In a laminated glass substrate structure of LCD, a resistance to pressure applied to the structure in one direction is required to have a certain value or larger, as described above. However, techniques for improving such a load resistance of a glass substrate are not know to date.
It is an object of the present invention to provide a laminated glass substrate structure with an improved load resistance.
It is another object of the present invention to provide a method of manufacturing a laminated glass substrate structure capable of improving a load resistance.
According to one aspect of the present invention, there is provided a laminated glass substrate structure comprising: a first glass substrate having first and second main faces, all edges excepting one edge among edges defining the first main face having been subjected to a smoothing process;
and a second glass substrate having third and fourth main faces, two edges among edges defining the fourth main face not subjected to the smoothing process, the second glass substrate being adhered to the first glass substrate with a space formed therebetween and with the third main face facing to the second main face.
According to another aspect of the present invention, there is provided a method of forming a laminated glass substrate structure, comprising the steps of: a) preparing a first glass substrate having first and second main faces; b) preparing a second glass substrate having third and fourth main faces; c) after the steps a) and b), adhering the first and second glass substrates with a space formed therebetween and with the third main face facing to the second main face; and d) after the step c), performing a smoothing process relative to all edges excepting one edge among edges defining the first main face.

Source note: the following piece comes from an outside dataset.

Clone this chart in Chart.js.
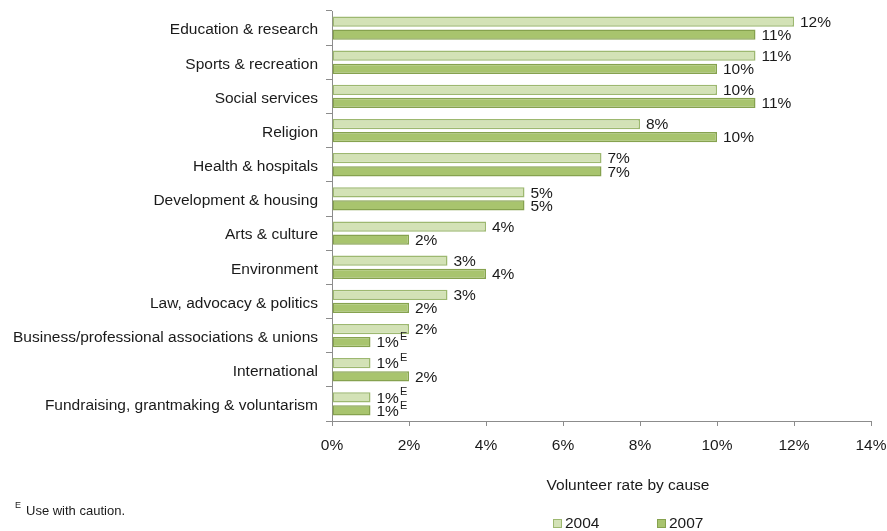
<!DOCTYPE html>
<html>
<head>
<meta charset="utf-8">
<script src="https://cdn.jsdelivr.net/npm/chart.js@4/dist/chart.umd.min.js"></script>
<style>
  html, body { margin: 0; padding: 0; background: #ffffff; }
  #wrap { width: 887px; height: 531px; position: relative; }
</style>
</head>
<body>
<div id="wrap"><canvas id="c" width="887" height="531"></canvas></div>
<script>
// Volunteer rate by cause, 2004 vs 2007
const causes = [
  'Education & research',
  'Sports & recreation',
  'Social services',
  'Religion',
  'Health & hospitals',
  'Development & housing',
  'Arts & culture',
  'Environment',
  'Law, advocacy & politics',
  'Business/professional associations & unions',
  'International',
  'Fundraising, grantmaking & voluntarism'
];
const rate2004 = [12, 11, 10, 8, 7, 5, 4, 3, 3, 2, 1, 1];
const rate2007 = [11, 10, 11, 10, 7, 5, 2, 4, 2, 1, 2, 1];
// true where the estimate carries the "E" (use with caution) flag
const flag2004 = [false, false, false, false, false, false, false, false, false, false, true, true];
const flag2007 = [false, false, false, false, false, false, false, false, false, true, false, true];
const xTicks = [0, 2, 4, 6, 8, 10, 12, 14];
const seriesNames = ['2004', '2007'];

const FONT = '"Liberation Sans", Arial, sans-serif';
const TEXT = '#1a1a1a';
const FS = 15.5;

const flags = [flag2004, flag2007];

// Value labels to the right of each bar, with a superscript E where flagged
const valueLabels = {
  id: 'valueLabels',
  afterDatasetsDraw(chart) {
    const ctx = chart.ctx;
    ctx.save();
    chart.data.datasets.forEach((ds, di) => {
      const meta = chart.getDatasetMeta(di);
      meta.data.forEach((bar, i) => {
        const txt = ds.data[i] + '%';
        ctx.font = FS + 'px ' + FONT;
        ctx.fillStyle = TEXT;
        ctx.textBaseline = 'middle';
        ctx.textAlign = 'left';
        const x = bar.x + 6;
        const y = bar.y + 1;
        ctx.fillText(txt, x, y);
        if (flags[di][i]) {
          const w = ctx.measureText(txt).width;
          ctx.font = '11px ' + FONT;
          ctx.fillText('E', x + w + 1, y - 6);
        }
      });
    });
    ctx.restore();
  }
};

// Axis title, legend and footnote below the plot
const bottomText = {
  id: 'bottomText',
  afterDraw(chart) {
    const ctx = chart.ctx;
    ctx.save();
    ctx.fillStyle = TEXT;
    ctx.textBaseline = 'middle';
    ctx.textAlign = 'center';
    ctx.font = FS + 'px ' + FONT;
    ctx.fillText('Volunteer rate by cause', 628, 486);

    // legend
    const legendX = [553, 657];
    chart.data.datasets.forEach((ds, di) => {
      const bx = legendX[di];
      const by = 519;
      ctx.fillStyle = ds.backgroundColor;
      ctx.fillRect(bx, by, 9, 9);
      ctx.strokeStyle = ds.borderColor;
      ctx.lineWidth = 1;
      ctx.strokeRect(bx + 0.5, by + 0.5, 8, 8);
      ctx.fillStyle = TEXT;
      ctx.textAlign = 'left';
      ctx.font = FS + 'px ' + FONT;
      ctx.fillText(ds.label, bx + 12, by + 5);
    });

    // footnote
    ctx.textAlign = 'left';
    ctx.font = '9px ' + FONT;
    ctx.fillText('E', 15, 506);
    ctx.font = '13px ' + FONT;
    ctx.fillText('Use with caution.', 26, 511);
    ctx.restore();
  }
};

new Chart(document.getElementById('c'), {
  type: 'bar',
  data: {
    labels: causes,
    datasets: [
      {
        label: seriesNames[0],
        data: rate2004,
        backgroundColor: '#d3e2b6',
        borderColor: '#9db870',
        borderWidth: 1.5,
        borderSkipped: false,
        categoryPercentage: 0.77,
        barPercentage: 0.78
      },
      {
        label: seriesNames[1],
        data: rate2007,
        backgroundColor: '#a8c46e',
        borderColor: '#86a24f',
        borderWidth: 1.5,
        borderSkipped: false,
        categoryPercentage: 0.77,
        barPercentage: 0.78
      }
    ]
  },
  options: {
    indexAxis: 'y',
    responsive: false,
    animation: false,
    layout: { padding: { top: 11, right: 16, left: 0, bottom: 0 } },
    plugins: {
      legend: { display: false },
      tooltip: { enabled: false }
    },
    scales: {
      x: {
        min: 0,
        max: 14,
        afterBuildTicks(scale) {
          scale.ticks = xTicks.map(v => ({ value: v }));
        },
        afterFit(scale) {
          scale.height = 110;
          scale.paddingRight = 16;
        },
        border: { display: true, color: '#8c8c8c', width: 1 },
        grid: { drawOnChartArea: false, drawTicks: true, tickLength: 5, color: '#8c8c8c' },
        ticks: {
          padding: 10,
          color: TEXT,
          font: { family: FONT, size: FS },
          callback: v => v + '%'
        }
      },
      y: {
        afterFit(scale) {
          scale.width = 332;
          scale.paddingTop = 0;
          scale.paddingBottom = 0;
        },
        border: { display: true, color: '#8c8c8c', width: 1 },
        grid: { drawOnChartArea: false, drawTicks: true, tickLength: 6, offset: true, color: '#8c8c8c' },
        ticks: {
          padding: 8,
          labelOffset: 2,
          color: TEXT,
          font: { family: FONT, size: FS },
          autoSkip: false
        }
      }
    }
  },
  plugins: [valueLabels, bottomText]
});
</script>
</body>
</html>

The laminated glass substrate structure provides an improved load resistance. According to the experiments made by the present inventors, as a pressure is applied to one surface of a laminated glass substrate structure, first break occurs in a glass substrate on the side opposite to the glass substrate applied with the pressure. A break of a glass substrate mainly occurs in a surface applied with a tensile stress.
It has been found that a glass substrate having edges with micro cracks or chips and applied with a static load breaks by extending a crack or chip on one side to another one on another side. Namely, if a glass substrate has cracks or chips on only one side, the glass substrate is hard to be broken.
The load resistance of a glass substrate can therefore be improved by performing the smoothing process for edges excepting one among all edges defining the first main face applied with a largest tensile stress.
All the edges may also be subjected to a smoothing process or processes.
The smoothing process improves a resistance to a static load to be applied by a user of a laminated glass substrate so that it is sufficient if this process is performed after a pair of glass substrates is adhered. A pair of glass substrates is often adhered together by making at least two sides flush with each other. In such a case, if the smoothing process is performed for the flushed two sides of one of the substrates required of a higher load resistance, the smoothing process is often performed also for two sides of a glass substrate which is less required to be made resistant to a static load.
As above, the load resistance of a laminated glass substrate can be improved.